We agreed that, looking at things in perspective … even with grief and hardship on the table … what comes through is the good fortune. The incredible luck to be able to talk about these things over a nice bottle of wine … to not have to hesitate even for a moment to say “yes” to that ambulance ride, that intubation, or whatever. The freedom to reflect at all should leave us all stunned and grateful.

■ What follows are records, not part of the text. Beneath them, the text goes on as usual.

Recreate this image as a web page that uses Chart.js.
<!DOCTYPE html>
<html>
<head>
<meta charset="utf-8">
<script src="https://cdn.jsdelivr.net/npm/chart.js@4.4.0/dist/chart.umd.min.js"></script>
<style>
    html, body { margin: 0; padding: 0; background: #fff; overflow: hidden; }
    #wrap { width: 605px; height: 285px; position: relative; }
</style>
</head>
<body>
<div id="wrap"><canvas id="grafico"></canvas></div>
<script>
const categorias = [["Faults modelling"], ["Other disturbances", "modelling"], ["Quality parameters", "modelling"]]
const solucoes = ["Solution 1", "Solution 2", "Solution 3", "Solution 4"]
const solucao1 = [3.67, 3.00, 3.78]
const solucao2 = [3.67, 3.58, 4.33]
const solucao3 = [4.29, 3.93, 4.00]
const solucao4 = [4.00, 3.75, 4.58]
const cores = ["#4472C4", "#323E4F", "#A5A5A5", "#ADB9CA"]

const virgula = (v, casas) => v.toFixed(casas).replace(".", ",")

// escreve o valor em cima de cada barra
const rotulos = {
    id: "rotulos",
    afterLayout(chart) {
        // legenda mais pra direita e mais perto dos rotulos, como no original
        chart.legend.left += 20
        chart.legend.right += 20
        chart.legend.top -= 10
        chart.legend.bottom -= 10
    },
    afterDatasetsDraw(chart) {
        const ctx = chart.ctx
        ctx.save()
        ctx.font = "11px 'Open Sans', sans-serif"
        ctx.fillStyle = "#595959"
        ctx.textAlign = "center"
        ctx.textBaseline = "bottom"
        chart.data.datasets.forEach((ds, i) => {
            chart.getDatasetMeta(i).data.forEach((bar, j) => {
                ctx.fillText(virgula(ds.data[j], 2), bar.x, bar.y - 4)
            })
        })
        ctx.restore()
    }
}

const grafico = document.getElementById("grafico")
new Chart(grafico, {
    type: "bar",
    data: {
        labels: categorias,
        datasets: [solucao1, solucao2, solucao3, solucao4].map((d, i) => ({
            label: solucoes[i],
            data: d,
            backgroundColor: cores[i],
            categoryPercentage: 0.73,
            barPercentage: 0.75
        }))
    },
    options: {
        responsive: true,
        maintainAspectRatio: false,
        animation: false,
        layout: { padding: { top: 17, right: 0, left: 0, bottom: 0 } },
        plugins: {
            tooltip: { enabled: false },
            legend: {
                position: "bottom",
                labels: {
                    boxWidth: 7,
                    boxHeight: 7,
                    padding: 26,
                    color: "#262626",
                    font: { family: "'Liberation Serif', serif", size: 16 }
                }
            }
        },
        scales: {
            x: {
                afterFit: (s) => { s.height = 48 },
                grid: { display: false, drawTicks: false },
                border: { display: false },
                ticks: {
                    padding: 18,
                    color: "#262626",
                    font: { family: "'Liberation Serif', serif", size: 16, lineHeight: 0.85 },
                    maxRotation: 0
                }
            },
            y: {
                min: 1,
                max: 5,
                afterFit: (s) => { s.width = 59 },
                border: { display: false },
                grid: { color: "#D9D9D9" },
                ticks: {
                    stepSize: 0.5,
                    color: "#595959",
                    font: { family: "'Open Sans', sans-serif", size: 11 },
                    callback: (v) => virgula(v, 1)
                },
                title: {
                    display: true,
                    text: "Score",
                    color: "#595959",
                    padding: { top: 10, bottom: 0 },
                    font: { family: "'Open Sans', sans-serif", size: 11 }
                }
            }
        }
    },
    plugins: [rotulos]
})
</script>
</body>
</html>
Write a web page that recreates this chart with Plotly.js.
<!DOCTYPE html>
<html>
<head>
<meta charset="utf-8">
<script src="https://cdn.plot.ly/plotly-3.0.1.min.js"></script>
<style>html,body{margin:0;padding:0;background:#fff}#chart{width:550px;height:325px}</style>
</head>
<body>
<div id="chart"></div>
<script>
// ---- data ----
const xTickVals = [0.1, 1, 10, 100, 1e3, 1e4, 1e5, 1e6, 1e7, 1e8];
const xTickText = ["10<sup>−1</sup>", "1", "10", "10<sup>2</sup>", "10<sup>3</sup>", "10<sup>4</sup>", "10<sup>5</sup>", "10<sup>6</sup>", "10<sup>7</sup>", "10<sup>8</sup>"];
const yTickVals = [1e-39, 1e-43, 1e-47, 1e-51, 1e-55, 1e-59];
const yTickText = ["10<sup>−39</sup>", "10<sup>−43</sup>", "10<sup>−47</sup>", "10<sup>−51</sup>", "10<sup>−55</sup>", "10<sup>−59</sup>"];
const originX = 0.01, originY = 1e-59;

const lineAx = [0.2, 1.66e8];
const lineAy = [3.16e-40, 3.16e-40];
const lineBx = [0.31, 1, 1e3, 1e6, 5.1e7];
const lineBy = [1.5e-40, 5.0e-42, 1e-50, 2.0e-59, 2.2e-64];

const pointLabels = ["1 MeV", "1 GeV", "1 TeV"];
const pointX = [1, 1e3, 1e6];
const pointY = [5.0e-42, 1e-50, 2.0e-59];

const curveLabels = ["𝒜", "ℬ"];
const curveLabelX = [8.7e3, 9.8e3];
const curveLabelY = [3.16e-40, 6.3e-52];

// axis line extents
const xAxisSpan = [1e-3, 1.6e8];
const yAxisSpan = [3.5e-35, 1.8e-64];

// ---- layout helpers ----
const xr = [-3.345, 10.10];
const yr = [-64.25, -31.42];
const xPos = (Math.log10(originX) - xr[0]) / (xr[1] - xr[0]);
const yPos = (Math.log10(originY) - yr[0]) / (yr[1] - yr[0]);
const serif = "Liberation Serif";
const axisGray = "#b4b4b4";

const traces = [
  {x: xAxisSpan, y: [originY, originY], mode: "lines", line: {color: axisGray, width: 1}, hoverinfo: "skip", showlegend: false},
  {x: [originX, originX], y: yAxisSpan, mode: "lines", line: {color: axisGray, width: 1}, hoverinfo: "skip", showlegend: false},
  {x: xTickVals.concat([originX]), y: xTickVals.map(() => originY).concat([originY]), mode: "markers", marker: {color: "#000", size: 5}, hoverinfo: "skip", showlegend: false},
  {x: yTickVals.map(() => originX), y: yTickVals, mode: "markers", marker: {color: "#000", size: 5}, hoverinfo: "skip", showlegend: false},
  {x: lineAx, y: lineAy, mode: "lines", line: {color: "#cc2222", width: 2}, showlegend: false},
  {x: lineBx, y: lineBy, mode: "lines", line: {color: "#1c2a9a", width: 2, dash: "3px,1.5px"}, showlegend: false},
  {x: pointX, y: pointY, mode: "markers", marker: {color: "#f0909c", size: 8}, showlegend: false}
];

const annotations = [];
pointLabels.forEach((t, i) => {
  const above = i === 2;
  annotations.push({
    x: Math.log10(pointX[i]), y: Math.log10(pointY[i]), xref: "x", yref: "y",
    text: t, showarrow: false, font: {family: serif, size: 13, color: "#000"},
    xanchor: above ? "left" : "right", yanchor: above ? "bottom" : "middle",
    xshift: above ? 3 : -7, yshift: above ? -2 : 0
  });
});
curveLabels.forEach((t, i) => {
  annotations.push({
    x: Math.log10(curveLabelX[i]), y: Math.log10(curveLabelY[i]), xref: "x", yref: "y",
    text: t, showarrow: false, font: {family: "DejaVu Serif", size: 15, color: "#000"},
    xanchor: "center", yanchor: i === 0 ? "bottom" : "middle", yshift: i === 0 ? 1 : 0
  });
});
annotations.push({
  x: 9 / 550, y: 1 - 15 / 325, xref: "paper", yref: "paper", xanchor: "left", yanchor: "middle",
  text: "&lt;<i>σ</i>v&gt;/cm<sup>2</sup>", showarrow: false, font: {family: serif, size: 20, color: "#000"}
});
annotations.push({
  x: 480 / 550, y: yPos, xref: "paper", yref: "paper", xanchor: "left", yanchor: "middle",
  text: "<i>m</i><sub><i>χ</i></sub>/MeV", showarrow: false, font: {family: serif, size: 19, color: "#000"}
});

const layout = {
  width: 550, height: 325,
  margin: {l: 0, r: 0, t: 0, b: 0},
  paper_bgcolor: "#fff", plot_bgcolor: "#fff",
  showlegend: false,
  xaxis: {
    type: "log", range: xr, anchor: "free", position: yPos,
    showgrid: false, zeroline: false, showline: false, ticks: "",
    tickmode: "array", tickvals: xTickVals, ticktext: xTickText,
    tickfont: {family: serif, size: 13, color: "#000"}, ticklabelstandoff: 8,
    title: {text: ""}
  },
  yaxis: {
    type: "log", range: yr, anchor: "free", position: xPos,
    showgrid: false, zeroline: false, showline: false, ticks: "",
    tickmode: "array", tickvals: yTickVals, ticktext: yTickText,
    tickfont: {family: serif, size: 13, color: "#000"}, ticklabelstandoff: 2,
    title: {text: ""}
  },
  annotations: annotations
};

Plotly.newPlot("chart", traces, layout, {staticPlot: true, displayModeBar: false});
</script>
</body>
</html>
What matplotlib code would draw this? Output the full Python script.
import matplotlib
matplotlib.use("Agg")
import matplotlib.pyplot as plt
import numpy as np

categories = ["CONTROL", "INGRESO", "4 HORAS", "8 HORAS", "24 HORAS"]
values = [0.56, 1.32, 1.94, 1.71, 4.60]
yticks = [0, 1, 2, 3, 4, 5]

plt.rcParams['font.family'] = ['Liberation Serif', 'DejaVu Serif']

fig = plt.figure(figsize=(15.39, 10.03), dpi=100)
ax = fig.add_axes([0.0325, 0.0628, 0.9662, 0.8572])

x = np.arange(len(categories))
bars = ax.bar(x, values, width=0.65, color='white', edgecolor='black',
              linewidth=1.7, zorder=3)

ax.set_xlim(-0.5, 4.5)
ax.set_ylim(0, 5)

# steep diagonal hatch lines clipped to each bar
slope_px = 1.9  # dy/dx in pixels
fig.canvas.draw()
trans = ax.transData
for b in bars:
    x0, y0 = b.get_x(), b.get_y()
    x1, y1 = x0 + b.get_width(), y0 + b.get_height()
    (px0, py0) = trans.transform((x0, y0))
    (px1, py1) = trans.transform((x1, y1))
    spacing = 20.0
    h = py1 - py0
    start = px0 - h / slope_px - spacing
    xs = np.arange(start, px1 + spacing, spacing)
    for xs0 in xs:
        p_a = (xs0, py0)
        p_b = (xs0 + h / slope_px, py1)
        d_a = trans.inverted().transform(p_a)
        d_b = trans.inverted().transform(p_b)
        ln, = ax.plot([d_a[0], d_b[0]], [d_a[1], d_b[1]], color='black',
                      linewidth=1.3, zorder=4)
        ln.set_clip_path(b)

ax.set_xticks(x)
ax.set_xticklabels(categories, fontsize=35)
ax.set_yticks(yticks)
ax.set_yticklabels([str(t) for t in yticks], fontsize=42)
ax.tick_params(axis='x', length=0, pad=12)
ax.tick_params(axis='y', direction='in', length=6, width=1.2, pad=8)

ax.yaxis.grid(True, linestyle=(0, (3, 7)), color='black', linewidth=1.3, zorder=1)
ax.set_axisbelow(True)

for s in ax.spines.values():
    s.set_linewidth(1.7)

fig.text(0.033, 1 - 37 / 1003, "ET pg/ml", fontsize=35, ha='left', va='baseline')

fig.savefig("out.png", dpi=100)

We talked about the changes in friendship – how you can rarely tell, at the time, who your friends are. It’s only as the years pass the true friends are revealed, and the passing buddies and chum(s) fade away. We talked about old-people parties … nobody plays “I never” or “truth or dare” anymore. Everybody already *has*, and talking about it just upsets the stability of things. Instead we talk about our mortgages or how he previous owner of our house wasn’t worth a damn with the repairs he tried to make. Just recently, we’ve begun to talk about management and the stresses thereof.
With the really close friends we talk about insurance and salaries, about death and seizures.
Young people think that idealism dies when you hit 30 … and sometimes it does. Not always, however … and idealism tempered by reality is a pretty remarkable thing.
I begin to believe that we, you and I, might really be able to do some good in the world … if only we would step forward and simply do it.